What limits the previous theory is that subjectivity equates with the mind, which, according to Katherine Hayles, shows a strong denial of the impact our bodies have on the way we think and act. The reality of being disembodied into an electronic device brings back some old thirst for transcendence, immortality, and perfection, but also asks for actual feasibility. Hayles stresses the reality of hunching over a computer, eyes dry and fatigued from long screen exposures, and wonders how we forget about the physical discomfort we experience as we “immerse” into virtual worlds — something Sondra Perry brilliantly captured in her work Graft and Ash (2016) as she points to the oppression of technology and its adverse health consequences.

As the interplay between man and machine becomes inevitable and the need for interfaces grows, Hayles calls for symbiosis with technology through posthuman forms — cyborgs and extended bodies. The primary issue remains how we would incorporate robotics, prosthetics, and the internet to facilitate our relationship to technology, making it more materially comfortable to sustain. For instance, Eduardo Kac’s Time Capsule (1997) announced the implant of microchips as a mean of liberating the body from the machine, but also as an attempt to freedom because of the permeability of information entailed to connectivity and networked communication.

Hito Steyerl, Factory of the Sun, 2015. Video installation, Venice Biennale, photograph from Manuel Reinartz, courtesy of the National Gallery of Victoria.

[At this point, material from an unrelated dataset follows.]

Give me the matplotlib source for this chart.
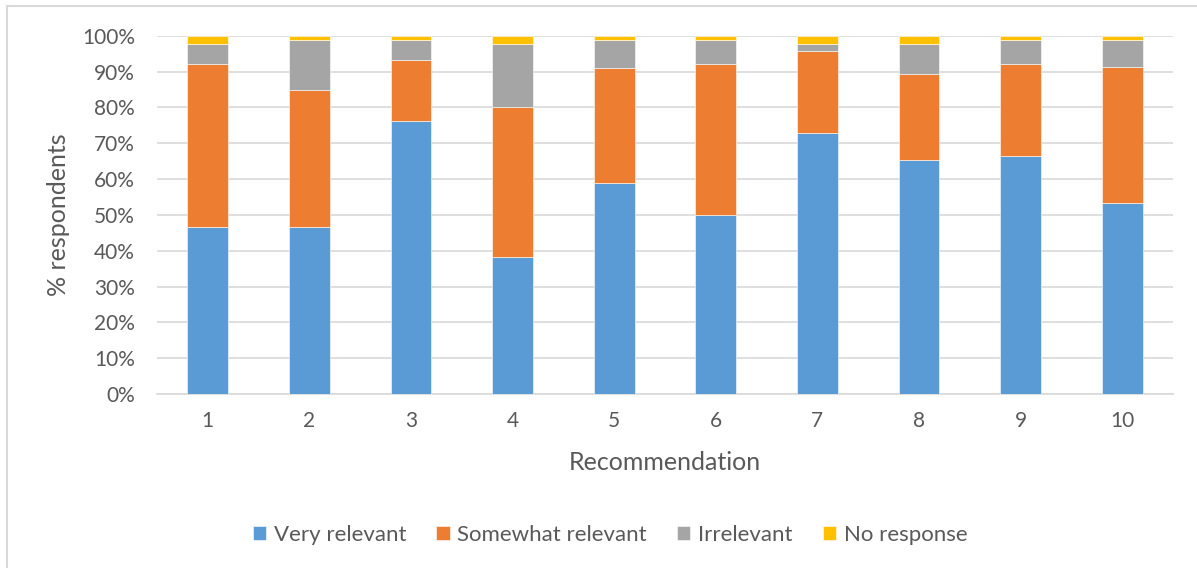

While a fusion with technology feeds a utopia, it also opens a field for SCI-FI nightmarish situations where the machines take control over our bodies — something pioneer artist Stelarc encapsulated with his piece Exoskeleton (1998), a mechanic walking machine activated through muscle stimulation as a remote audience enables the device through internet. Likewise, Hito Steyerl’s Factory of the Sun (2015) presents dancing bodies which enter into motion when stimulated by sunlight. In doing so, the artist evokes how our bodies progressively become data sources — an illusory promise for augmentation, improvement, and participation which could condemn us to become an “interpassive” species.